Dopo quasi 500 anni è stata individuata un’infezione batterica da Escherichia coli nella mummia di un nobile italiano del XVI secolo, Giovanni d’Avalos, morto nel 1586 a 48 anni e sepolto nella Basilica di San Domenico Maggiore a Napoli. È la prima volta che viene individuato e sequenziato questo batterio in resti umani antichi, grazie ad una ricerca svolta da un team internazionale di cui fanno parte Valentina Giuffra e Antonio Fornaciari della Divisione di Paleopatologia del Dipartimento di Ricerca Traslazionale. Giovanni d’Avalos, capitano dell’esercito spagnolo sotto Filippo II, era affetto da una colecistite cronica calcolosa e proprio da uno dei calcoli biliari proviene il germe di cui è stato sequenziato il genoma.
La mummia di Giovanni d'Avalos (1538-1586)

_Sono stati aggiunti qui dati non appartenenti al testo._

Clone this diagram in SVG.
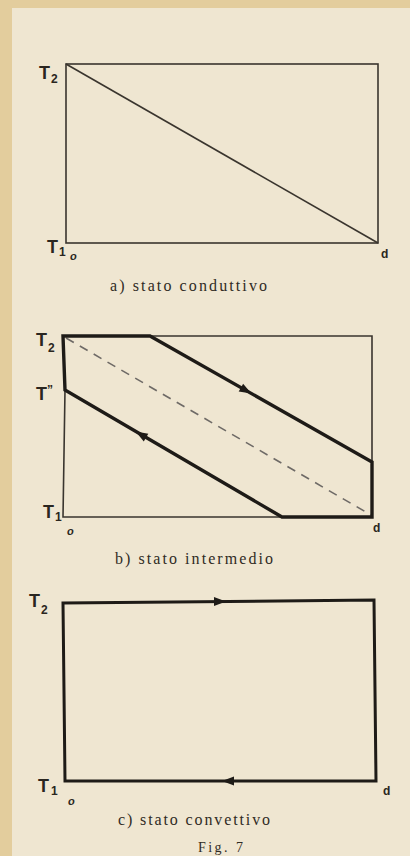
<svg xmlns="http://www.w3.org/2000/svg" width="410" height="856" viewBox="0 0 410 856">
<defs>
<style>
.lbl{font-family:"Liberation Sans",Arial,sans-serif;font-weight:bold;fill:#2a2620}
.big{font-size:18px}
.sub{font-size:12px}
.o{font-family:"Liberation Sans",Arial,sans-serif;font-weight:bold;font-style:italic;font-size:11px;fill:#2a2620}
.cap{font-family:"Liberation Serif","Times New Roman",serif;font-size:16px;fill:#2f2b24}
.thin{fill:none;stroke:#3a352e;stroke-width:1.6}
.thick{fill:none;stroke:#1e1b17;stroke-width:3.4;stroke-linejoin:miter}
.dash{fill:none;stroke:#6e6a66;stroke-width:1.6;stroke-dasharray:9,7}
.ah{fill:#1e1b17}
</style>
<path id="head" d="M-7,-4.5 L5,0 L-7,4.5 Z"/>
</defs>
<rect x="0" y="0" width="410" height="856" fill="#e3cd9d"/>
<rect x="12" y="8" width="398" height="848" fill="#efe6d1"/>

<g id="diagram-a">
<rect class="thin" x="66" y="64" width="312" height="179"/>
<line class="thin" x1="66" y1="64" x2="378" y2="243"/>
<text class="lbl big" x="39" y="79">T</text><text class="lbl sub" x="51" y="83">2</text>
<text class="lbl big" x="47" y="253">T</text><text class="lbl sub" x="59" y="256">1</text>
<text class="o" x="70" y="260">o</text>
<text class="lbl sub" x="381" y="258">d</text>
<text class="cap" x="110" y="291" textLength="157" lengthAdjust="spacing">a) stato conduttivo</text>
</g>

<g id="diagram-b">
<polyline class="thin" points="150,336 372,336 372,462"/>
<polyline class="thin" points="65,390 63,517 282,517"/>
<line class="dash" x1="66" y1="338" x2="371" y2="515"/>
<g id="connectors-b">
<path class="thick" d="M65,390 L63,336 L150,336 L372,462 L372,517 L282,517 Z"/>
<use href="#head" class="ah" transform="translate(247,391) rotate(29.6)"/>
<use href="#head" class="ah" transform="translate(140,434) rotate(210.3)"/>
</g>
<text class="lbl big" x="36" y="346">T</text><text class="lbl sub" x="48" y="352">2</text>
<text class="lbl big" x="36" y="400">T<tspan style="font-size:12px" dy="-6">”</tspan></text>
<text class="lbl big" x="43" y="518">T</text><text class="lbl sub" x="55" y="521">1</text>
<text class="o" x="67" y="535">o</text>
<text class="lbl sub" x="373" y="532">d</text>
<text class="cap" x="115" y="564" textLength="158" lengthAdjust="spacing">b) stato intermedio</text>
</g>

<g id="diagram-c">
<g id="connectors-c">
<path class="thick" d="M63,603 L374,600 L376,781 L65,781 Z" style="stroke-width:3"/>
<use href="#head" class="ah" transform="translate(221,601.5) rotate(-0.5)"/>
<use href="#head" class="ah" transform="translate(227,781) rotate(180)"/>
</g>
<text class="lbl big" x="29" y="607">T</text><text class="lbl sub" x="41" y="614">2</text>
<text class="lbl big" x="38" y="792">T</text><text class="lbl sub" x="51" y="795">1</text>
<text class="o" x="68" y="805">o</text>
<text class="lbl sub" x="383" y="795">d</text>
<text class="cap" x="118" y="825" textLength="152" lengthAdjust="spacing">c) stato convettivo</text>
<text class="cap" x="198" y="852" textLength="45" lengthAdjust="spacing" style="font-size:14px">Fig. 7</text>
</g>
</svg>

“L'Escherichia coli, un germe intestinale assai comune, può però agire come un patogeno opportunista infettando il suo ospite durante periodi di deficit immunitario- spiega il dottor Antonio Fornaciari. A differenza delle pandemie ben documentate come la peste, che si protrasse per secoli e uccise fino a 200 milioni di persone in tutto il mondo, non ci sono documentazioni storiche di decessi causati da commensali come l’Escherichia coli, sebbene l'impatto sulla salute umana e sulla mortalità delle popolazioni del passato sia stato probabilmente notevolissimo”.
L'Escherichia coli moderno si trova in genere nell'intestino di persone o animali in buona salute. Sebbene la maggior parte dei ceppi sia innocua, alcune varianti sono responsabili di gravi dissenterie, a volte fatali e setticemie.
Ottenere il genoma di un antenato vecchio di oltre 400 anni del moderno batterio può fornire ai ricercatori informazioni per capire come il germe si è evoluto ed adattato nel tempo.
I ricercatori hanno dovuto isolare con cura frammenti di DNA dell’antico batterio per ricostruirne il genoma con sofisticate tecnologie bioinformatiche; hanno così scoperto che questo germe del ‘500 rientra in un ceppo filogenetico caratteristico dei germi commensali umani, che ancora oggi causano colecistiti croniche calcolose.
I calcoli della colecisti di Giovanni d'Avalos
Il confronto con il genoma del batterio attuale ha rivelato che l'antico ceppo era privo dei geni-chiave che gli avrebbero consentito di diffondersi nei tessuti. Ciò suggerisce che l'infezione era probabilmente di tipo opportunistico e non aveva dato sintomi, se si escludono i sintomi dovuti ai calcoli biliari.
La scoperta, pubblicata sulla prestigiosa rivista Communications Biology (Nature), è frutto di una collaborazione tra Italia e Canada avviata già da diversi anni ed è stata realizzata da un team internazionale multidisciplinare composto dai ricercatori della canadese McMaster University (George S. Long, Jennifer Klunk, Ana T. Duggan, Madeline Tapson, G. Brian Golding e Hendrik Poinar), dell'Università di Paris Cité (Olivier Clermont e Erick Denamur), delle Università di Pisa (Gino Fornaciari, Valentina Giuffra, Antonio Fornaciari) e di Catania (Lavinia Gazzè), e dell’Università di Melbourne (Sebastian Duchene).